On Wed, 2006-03-29 at 13:18 -0600, Serge E. Hallyn wrote:
Maybe this is a silly idea... but what about just somehow hashing
on
(sid,policy_version), where uint policy_version is incremented on each
selinux policy load?
The audit code would fill in an entry for au_ctx_hash(sid,policy_version),
if it isn't already filled in, when the context would previously have been
preallocated. But it stores (sid, policy_version) in the audit record,
and grabs the value from the table when it's time to actually log the
entry, i.e. where Steve's current patch fills in the string.
I guess whether this is worth it depends on how likely we are to lose
information with this current patch on a live system.
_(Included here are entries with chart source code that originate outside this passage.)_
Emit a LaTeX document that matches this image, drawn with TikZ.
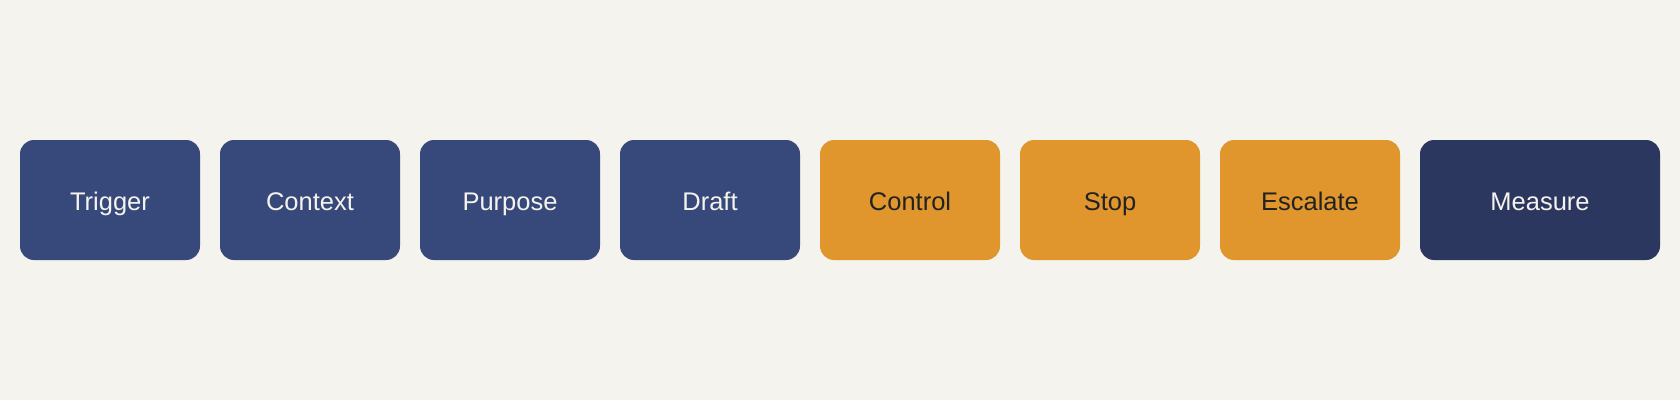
\documentclass[tikz,border=0pt]{standalone}
\usepackage{fontspec}
\setmainfont{Liberation Sans}
\definecolor{bg}{HTML}{F4F3EE}
\definecolor{stepblue}{HTML}{37487A}
\definecolor{steporange}{HTML}{E0962C}
\definecolor{stepdark}{HTML}{2C375F}
\definecolor{lighttext}{HTML}{F4F3EE}
\definecolor{darktext}{HTML}{222222}
\tikzset{
  box/.style={rounded corners=14pt, minimum height=120pt, inner sep=0pt,
    font=\fontsize{25.5}{30}\selectfont, text height=20pt, text depth=0pt},
  bluebox/.style={box, fill=stepblue, text=lighttext, minimum width=180pt},
  orangebox/.style={box, fill=steporange, text=darktext, minimum width=180pt},
  darkbox/.style={box, fill=stepdark, text=lighttext, minimum width=240pt},
}
\begin{document}
\begin{tikzpicture}[x=1pt,y=1pt]
\fill[bg] (0,0) rectangle (1680,400);
\useasboundingbox (0,0) rectangle (1680,400);
\node[bluebox] (trigger) at (110,200) {Trigger};
\node[bluebox] (context) at (310,200) {Context};
\node[bluebox] (purpose) at (510,200) {Purpose};
\node[bluebox] (draft) at (710,200) {Draft};
\node[orangebox] (control) at (910,200) {Control};
\node[orangebox] (stop) at (1110,200) {Stop};
\node[orangebox] (escalate) at (1310,200) {Escalate};
\node[darkbox] (measure) at (1540,200) {Measure};
\end{tikzpicture}
\end{document}
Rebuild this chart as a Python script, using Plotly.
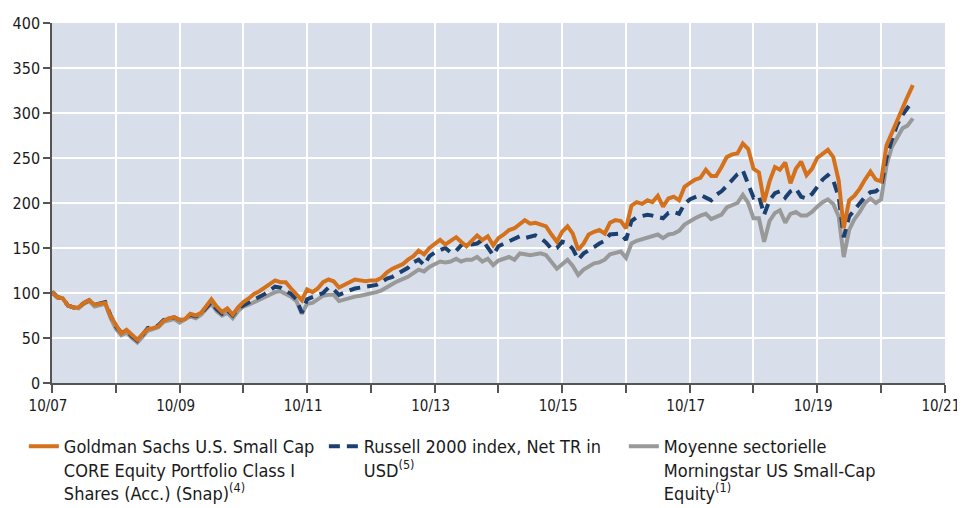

People seem to constantly forget that SIDs aren't persistent and that
kernel SIDs aren't exported to userspace. So it doesn't help much to
augment them with a policy version.
However, that does bring up a separate issue beyond the inability to
allocate the context; the SID may be invalidated by a policy load, at
which point you'll get back the unlabeled context upon subsequent
attempts to map it to a context. Hence, if you have a policy reload
between the time you collect the SID and the time you generate the
context, you could "lose" the actual context information. But I think
that is mostly a documentation/procedural issue - don't ever remove
labels from the policy upon policy updates.